At a time when the refined, quiet and, to some, bloodless style known as cool jazz was all the rage, he was hailed as a leader of the back-to-basics movement that came to be called hard bop.

Hard bop and cool jazz shared a pedigree: They were both variations on bebop, the challenging, harmonically intricate music that changed the face of jazz in the 1940s. But hard bop was simpler and more rhythmically driven, with more emphasis on jazz’s blues and gospel roots.

The jazz press tended to portray the adherents of cool jazz (most of them west coast-based and white) and hard bop (mostly east coast-based and black) as warring factions. But Silver made an unlikely warrior.

“I personally do not believe in politics, hatred or anger in my musical composition,” he wrote in the liner notes to his album Serenade to a Soul Sister in 1968. “Musical composition should bring happiness and joy to people and make them forget their troubles.”

And Silver’s music was never as one-dimensional as it was sometimes portrayed as being. In an interview early in his career he said he was aiming for “that old-time gut-bucket barroom feeling with just a taste of the backbeat”. That approach was reflected in the titles he gave to songs, like Sister Sadie, Filthy McNasty and The Preacher, all of which became jazz standards.

His piano playing, like his compositions, was not that easily characterised. Deftly improvising ingenious figures with his right hand while punching out rumbling bass lines with his left, he managed to evoke boogie-woogie pianists like Meade Lux Lewis and beboppers like Bud Powell simultaneously.

Unlike many bebop pianists, however, Silver emphasised melodic simplicity over harmonic complexity; his improvisations, while sophisticated, were never so intricate as to be inaccessible.

Although he studied piano as a child, Silver began his professional career as a saxophonist. But he had returned to the piano, and was becoming well known as a jazz pianist in Connecticut, by the time the saxophonist Stan Getz - soon to be celebrated as one of the leading lights of the cool school - heard and hired him in 1950.

“I had the house rhythm section at a club called the Sundown in Hartford,” Silver told The New York Times in 1981. “Stan Getz came up and played with us. He said he was going to call us, but we didn’t take him seriously. But a couple of weeks later he called and said he wanted the whole trio to join him.”

Silver worked briefly with Getz before moving to New York in 1951. He was soon in demand as an accompanist, working with leading jazz musicians like the saxophonists Coleman Hawkins and Lester Young.

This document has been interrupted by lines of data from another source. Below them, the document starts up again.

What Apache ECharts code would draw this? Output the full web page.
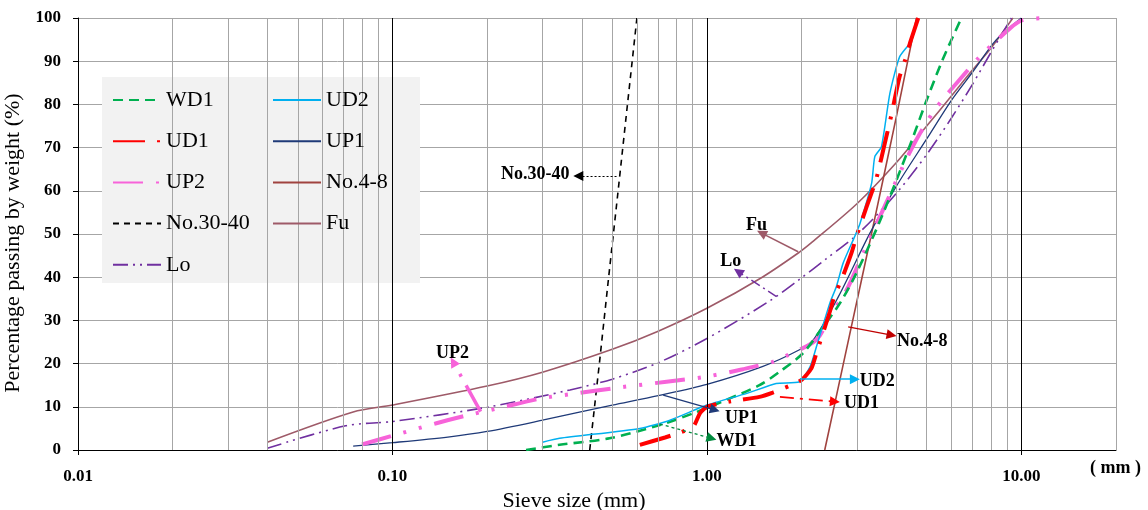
<!DOCTYPE html>
<html><head><meta charset="utf-8">
<script src="https://cdn.jsdelivr.net/npm/echarts@6/dist/echarts.min.js"></script>
<style>html,body{margin:0;padding:0;background:#fff}#c{width:1148px;height:510px}</style>
</head><body><div id="c"></div>
<script>
// ---- data: [sieve size (mm), percentage passing (%)] ----
const WD1 = [[0.266,0],[0.34,1.2],[0.49,2.7],[0.709,5.8],[0.905,8.5],[1.1,11.0],[1.47,15.0],[1.71,18.2],[2.02,22.4],[2.34,28.5],[2.65,34],[2.99,41],[3.55,53],[4.37,69.5],[5.0,81],[5.63,90.5],[6.45,100]];
const UD2 = [[0.30,1.8],[0.34,2.7],[0.612,5.0],[0.763,6.9],[1.0,10.4],[1.34,13.1],[1.66,15.4],[1.97,15.8],[2.13,19.3],[2.23,23.9],[2.46,34],[2.58,37.8],[2.71,43.2],[2.95,49.4],[3.07,52.5],[3.34,61.7],[3.42,67.9],[3.59,70.2],[3.82,82.6],[4.1,91],[4.45,94.5],[4.7,100]];
const UD1 = [[0.612,1.2],[0.736,2.9],[0.81,3.9],[0.905,5.4],[0.95,8.5],[1.0,10],[1.18,11.2],[1.47,12.3],[1.62,13.3],[1.84,14.9],[2.0,16.2],[2.15,18.9],[2.23,22.4],[2.46,32],[2.55,35.9],[2.68,39.4],[2.88,45.5],[2.99,49.4],[3.22,56.3],[3.45,62.5],[3.72,72.5],[3.83,76.4],[4.1,86.4],[4.27,90.3],[4.42,94.1],[4.7,100]];
const UP1 = [[0.075,0.9],[0.1,1.7],[0.15,3.0],[0.2,4.3],[0.3,6.9],[0.4,8.9],[0.5,10.4],[0.7,12.6],[1.0,15.2],[1.5,19.3],[1.97,23.2],[2.18,25.5],[2.62,35.5],[3.3,50.2],[4.0,61],[5.0,72],[6.0,81],[7.0,87.5],[8.33,95],[10,100]];
const UP2 = [[0.08,1.3],[0.1,3.3],[0.138,6.2],[0.17,7.9],[0.215,9.6],[0.3,12],[0.376,13.0],[0.53,14.5],[0.744,15.8],[1.0,17],[1.3,18.7],[1.62,20.4],[1.79,21.8],[2.23,25.5],[2.46,30.9],[2.78,37],[3.14,45.5],[3.68,56.5],[4.48,69.8],[5.3,78.7],[6.7,87.6],[7.37,91],[9.2,97.6],[10.1,99.5],[12.5,100]];
const NO4_8 = [[2.37,0],[2.85,27],[3.36,51],[4.0,77],[4.64,100]];
const NO30_40 = [[0.424,0],[0.455,20],[0.487,40],[0.522,60],[0.559,80],[0.599,100]];
const FU = [[0.04,1.8],[0.075,8.8],[0.1,10.4],[0.2,14.8],[0.3,18.0],[0.5,23.3],[0.7,27.5],[1.0,32.8],[1.5,40.0],[1.97,45.8],[2.16,48.1],[3,57],[4,66.5],[5,75],[6,82],[7,88],[8,93],[9.4,100]];
const LO = [[0.04,0.4],[0.071,5.6],[0.1,6.6],[0.2,9.9],[0.367,13.9],[0.5,16.4],[0.7,20.2],[1.0,25.8],[1.59,34.6],[1.97,39.5],[2.4,44.3],[2.9,48.9],[3.38,53.5],[4.11,60.4],[5,68.4],[6,76.9],[7,84.7],[8,92],[9.3,100]];

const xTickValues = [0.01, 0.1, 1, 10];
const xMajorLines = [0.1, 1, 10];
const xMinorLines = [0.02,0.03,0.04,0.05,0.06,0.07,0.08,0.09,0.2,0.3,0.4,0.5,0.6,0.7,0.8,0.9,2,3,4,5,6,7,8,9,20];
const legendCol1 = ['WD1','UD1','UP2','No.30-40','Lo'];
const legendCol2 = ['UD2','UP1','No.4-8','Fu'];

// annotations: arrow from -> to, label centre (data units)
const annotations = [
  {name:'No.30-40', from:[0.516,63.4], to:[0.39,63.4], label:[0.2844,63.7]},
  {name:'Fu', from:[1.951,45.9], to:[1.492,50.2], label:[1.439,52.1]},
  {name:'Lo', from:[1.665,35.5], to:[1.257,41.3], label:[1.19,43.75]},
  {name:'No.4-8', from:[2.814,28.5], to:[3.867,26.6], label:[4.844,25.1]},
  {name:'UD2', from:[1.976,16.4], to:[2.955,16.4], label:[3.484,15.8]},
  {name:'UD1', from:[1.707,12.3], to:[2.553,11.2], label:[3.104,10.8]},
  {name:'UP1', from:[0.726,12.7], to:[1.06,9.3], label:[1.289,7.3]},
  {name:'WD1', from:[0.709,6.0], to:[1.035,2.7], label:[1.243,1.9]},
  {name:'UP2', from:[0.1907,8.9], to:[0.156,20.4], label:[0.1553,22.4]}
];

const FONT = '"Liberation Serif","Times New Roman",serif';
const C = {WD1:'#00b050', UD2:'#00b0f0', UD1:'#ff0000', UP1:'#1f3a78', UP2:'#f763d9', 'No.4-8':'#a0433f', 'No.30-40':'#000000', Fu:'#9e5a68', Lo:'#7030a0'};
const annotStyle = {
  'No.30-40': {color:'#000', width:1, type:[2,2]},
  'Fu': {color:C.Fu, width:1.5, type:'solid'},
  'Lo': {color:C.Lo, width:1.5, type:[10,4,2,4]},
  'No.4-8': {color:'#c00000', width:1.3, type:'solid'},
  'UD2': {color:C.UD2, width:1.5, type:'solid'},
  'UD1': {color:C.UD1, width:1.8, type:[14,6,3,6]},
  'UP1': {color:C.UP1, width:1.3, type:'solid'},
  'WD1': {color:'#008a3e', width:1.3, type:[3,3]},
  'UP2': {color:C.UP2, width:3.5, type:[30,10,3,10]}
};

function mk(name, data, width, type, smooth) {
  return {
    name, type:'line', data, symbol:'none', smooth: smooth === undefined ? 0.3 : smooth, z:2,
    lineStyle:{color:C[name], width, type, cap:'butt'}, itemStyle:{color:C[name]},
    emphasis:{disabled:true}, animation:false
  };
}

const legendBase = {orient:'vertical', top:89, padding:0, itemWidth:48, itemHeight:14, itemGap:19.2, selectedMode:false,
  itemStyle:{opacity:0}, textStyle:{fontFamily:FONT, fontSize:22, color:'#000', lineHeight:22}, z:6};

const chart = echarts.init(document.getElementById('c'), null, {renderer:'canvas'});
const option = {
  backgroundColor:'#fff',
  animation:false,
  grid:{left:78, right:32, top:18, bottom:60, containLabel:false, outerBoundsMode:'none'},
  xAxis:{
    type:'log', logBase:10, min:0.01, max:20,
    name:'Sieve size (mm)', nameLocation:'middle', nameGap:40,
    nameTextStyle:{fontFamily:FONT, fontSize:22, color:'#000', padding:[0,46,0,0]},
    axisLine:{show:true, onZero:false, lineStyle:{color:'#000', width:1}},
    axisTick:{show:true, length:5, inside:false, customValues:xTickValues, lineStyle:{color:'#000'}},
    axisLabel:{customValues:xTickValues, margin:18, fontFamily:FONT, fontSize:17, fontWeight:'bold', color:'#000',
      formatter: v => Number(v).toFixed(2)},
    splitLine:{show:false}, minorTick:{show:false}, minorSplitLine:{show:false}
  },
  yAxis:{
    type:'value', min:0, max:100, interval:10,
    name:'Percentage passing by weight (%)', nameLocation:'middle', nameGap:39, nameRotate:90,
    nameTextStyle:{fontFamily:FONT, fontSize:22, color:'#000', padding:[0,18,0,0]},
    axisLine:{show:true, lineStyle:{color:'#000', width:1}},
    axisTick:{show:true, length:5, inside:false, lineStyle:{color:'#000'}},
    axisLabel:{margin:17, fontFamily:FONT, fontSize:17, fontWeight:'bold', color:'#000'},
    splitLine:{show:true, lineStyle:{color:'#a6a6a6', width:1}}
  },
  legend:[
    Object.assign({data:legendCol1, left:112}, legendBase),
    Object.assign({data:legendCol2, left:272}, legendBase)
  ],
  graphic:[
    {type:'rect', left:102, top:77, z:5, silent:true, shape:{width:318, height:206}, style:{fill:'#f2f2f2'}},
    {type:'text', left:1090, top:459, z:5, silent:true, style:{text:'( mm )', font:'bold 18px ' + FONT, fill:'#000'}}
  ],
  series:[
    {
      name:'_grid', type:'line', data:[], silent:true, z:1,
      markLine:{silent:true, symbol:['none','none'], label:{show:false}, animation:false,
        data:[].concat(
          xMinorLines.map(v => ({xAxis:v, lineStyle:{color:'#a6a6a6', width:1, type:'solid'}})),
          xMajorLines.map(v => ({xAxis:v, lineStyle:{color:'#000', width:1, type:'solid'}}))
        )}
    },
    mk('No.30-40', NO30_40, 1.6, [6,5], false),
    mk('Fu', FU, 1.6, 'solid'),
    mk('Lo', LO, 1.6, [15,5,2,5,2,5]),
    mk('No.4-8', NO4_8, 1.6, 'solid', 0.2),
    mk('UP1', UP1, 1.3, 'solid'),
    mk('UP2', UP2, 4, [30,13,3,13,3,13]),
    mk('WD1', WD1, 2.6, [10,6]),
    mk('UD2', UD2, 1.5, 'solid', 0.2),
    mk('UD1', UD1, 4, [32,12,3,12], 0.2),
    {
      name:'_annot', type:'line', data:[], silent:true, z:8,
      markLine:{silent:true, symbol:['none','triangle'], symbolSize:10, label:{show:false}, animation:false,
        data: annotations.map(a => [
          {coord:a.from, lineStyle:annotStyle[a.name], itemStyle:{color:annotStyle[a.name].color}},
          {coord:a.to}
        ])},
      markPoint:{silent:true, symbol:'circle', symbolSize:1, itemStyle:{color:'rgba(0,0,0,0)'}, animation:false,
        label:{show:true, position:'inside', formatter: p => p.name, color:'#000', fontWeight:'bold', fontSize:18, fontFamily:FONT},
        data: annotations.map(a => ({name:a.name, coord:a.label}))}
    }
  ]
};
chart.setOption(option);
</script></body></html>
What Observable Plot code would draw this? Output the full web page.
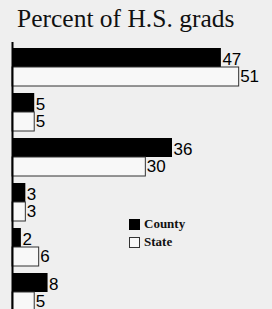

In 1953, Silver and the drummer Art Blakey formed a co-operative group, the Jazz Messengers, whose aggressive style helped define hard bop and whose lineup of trumpet, tenor saxophone, piano, bass and drums became the standard hard-bop instrumentation.

After two and a half years, during which Silver began his long and prolific association with Blue Note, he left the Jazz Messengers, which carried on with Blakey as the sole leader, and formed his own quintet. It became a showcase for his compositions.

Like Blakey, Miles Davis (with whom he recorded) and a few others, Silver was known for discovering and nurturing young talent, including saxophonists Hank Mobley, Joe Henderson and Michael Brecker; trumpeters Art Farmer, Woody Shaw, Tom Harrell and Dave Douglas, and drummers Louis Hayes and Billy Cobham.

As interest in jazz declined in the 1970s, Silver disbanded his quintet and began concentrating on writing lyrics as well as music, notably on a three-album series called The United States of Mind, his first album to feature vocalists extensively. He later resumed touring, but only for a few months each year, essentially assembling a new group each time he went on the road.

Silver was named a National Endowment for the Arts Jazz Master in 1995 and received a President's Merit Award from the Recording Academy in 2005.

Many of his tunes became staples of the jazz repertoire - a development, he said, that surprised him. “When I wrote them,“ he said in a 2003 interview for the website All About Jazz, “I would say to myself that I hope these at least withstand the test of time. I hope they don’t sound old in 10 years or something.”

Rather than sounding dated, his compositions continued to be widely performed and recorded well into the 21st century. And while he acknowledged that “occasionally I hear an interpretation of one of my tunes that I say that they sure messed that one up”, he admitted, “For the most part I enjoy all of it.”